SHORT TASK
Copy the data precisely, character for character, and leave out every picture.

GIVEN INFORMATION
_ _ _ _ _

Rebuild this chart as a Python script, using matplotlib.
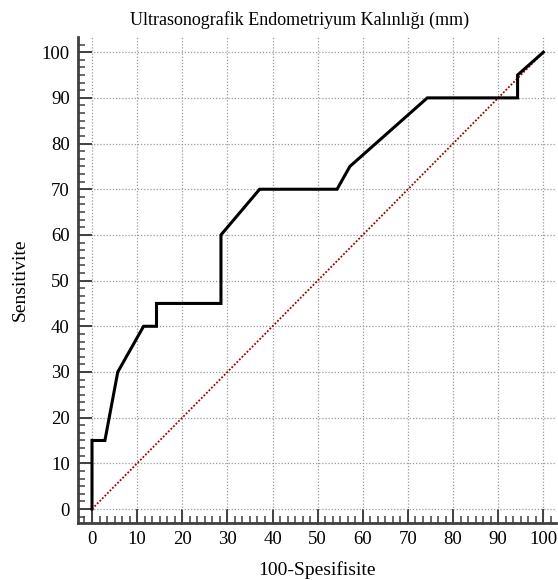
import matplotlib
matplotlib.use("Agg")
import matplotlib.pyplot as plt
from matplotlib.ticker import AutoMinorLocator

plt.rcParams['font.family'] = ['Liberation Serif', 'DejaVu Serif']

# ROC curve points (100-specificity, sensitivity)
fpr = [0, 0, 2.86, 5.71, 11.43, 14.29, 14.29, 28.57, 28.57, 37.14,
       54.29, 57.14, 74.29, 94.29, 94.29, 100]
tpr = [0, 15, 15, 30, 40, 40, 45, 45, 60, 70,
       70, 75, 90, 90, 95, 100]
diag = [0, 100]
ticks = list(range(0, 101, 10))

fig = plt.figure(figsize=(5.58, 5.80), dpi=100)
ax = fig.add_axes([0.1398, 0.0983, 0.8566, 0.8377])

ax.plot(diag, diag, color='#a00000', lw=1.3, ls=(0, (1, 1)), zorder=2)
ax.plot(fpr, tpr, color='black', lw=2.2, zorder=3, solid_joinstyle='miter')

ax.set_xlim(-3.1, 102.8)
ax.set_ylim(-3.06, 103.3)
ax.set_xticks(ticks)
ax.set_yticks(ticks)
ax.xaxis.set_minor_locator(AutoMinorLocator(6))
ax.yaxis.set_minor_locator(AutoMinorLocator(6))

ax.grid(True, which='major', color='#9a9a9a', lw=0.9, ls=(0, (1, 1.5)))
ax.set_axisbelow(True)

for s in ['top', 'right']:
    ax.spines[s].set_visible(False)
for s in ['left', 'bottom']:
    ax.spines[s].set_linewidth(2.0)
    ax.spines[s].set_color('#404040')

ax.tick_params(which='major', direction='in', length=10, width=1.4,
               color='#404040', labelsize=13.5, pad=6)
ax.tick_params(which='minor', direction='in', length=5, width=1.1,
               color='#404040')
ax.tick_params(axis='y', pad=6)

ax.set_xlabel('100-Spesifisite', fontsize=14, labelpad=9)
ax.set_ylabel('Sensitivite', fontsize=14, labelpad=9)
fig.text(300 / 558, 1 - 20 / 580, 'Ultrasonografik Endometriyum Kalınlığı (mm)',
         ha='center', va='center', fontsize=13)

fig.savefig('out.png', dpi=100)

_ _ _ _ _

OUTPUT BELOW
Rebuild this chart as a Python script, using matplotlib.
import matplotlib
matplotlib.use("Agg")
import matplotlib.pyplot as plt
from matplotlib.ticker import AutoMinorLocator

plt.rcParams['font.family'] = ['Liberation Serif', 'DejaVu Serif']

# ROC curve points (100-specificity, sensitivity)
fpr = [0, 0, 2.86, 5.71, 11.43, 14.29, 14.29, 28.57, 28.57, 37.14,
       54.29, 57.14, 74.29, 94.29, 94.29, 100]
tpr = [0, 15, 15, 30, 40, 40, 45, 45, 60, 70,
       70, 75, 90, 90, 95, 100]
diag = [0, 100]
ticks = list(range(0, 101, 10))

fig = plt.figure(figsize=(5.58, 5.80), dpi=100)
ax = fig.add_axes([0.1398, 0.0983, 0.8566, 0.8377])

ax.plot(diag, diag, color='#a00000', lw=1.3, ls=(0, (1, 1)), zorder=2)
ax.plot(fpr, tpr, color='black', lw=2.2, zorder=3, solid_joinstyle='miter')

ax.set_xlim(-3.1, 102.8)
ax.set_ylim(-3.06, 103.3)
ax.set_xticks(ticks)
ax.set_yticks(ticks)
ax.xaxis.set_minor_locator(AutoMinorLocator(6))
ax.yaxis.set_minor_locator(AutoMinorLocator(6))

ax.grid(True, which='major', color='#9a9a9a', lw=0.9, ls=(0, (1, 1.5)))
ax.set_axisbelow(True)

for s in ['top', 'right']:
    ax.spines[s].set_visible(False)
for s in ['left', 'bottom']:
    ax.spines[s].set_linewidth(2.0)
    ax.spines[s].set_color('#404040')

ax.tick_params(which='major', direction='in', length=10, width=1.4,
               color='#404040', labelsize=13.5, pad=6)
ax.tick_params(which='minor', direction='in', length=5, width=1.1,
               color='#404040')
ax.tick_params(axis='y', pad=6)

ax.set_xlabel('100-Spesifisite', fontsize=14, labelpad=9)
ax.set_ylabel('Sensitivite', fontsize=14, labelpad=9)
fig.text(300 / 558, 1 - 20 / 580, 'Ultrasonografik Endometriyum Kalınlığı (mm)',
         ha='center', va='center', fontsize=13)

fig.savefig('out.png', dpi=100)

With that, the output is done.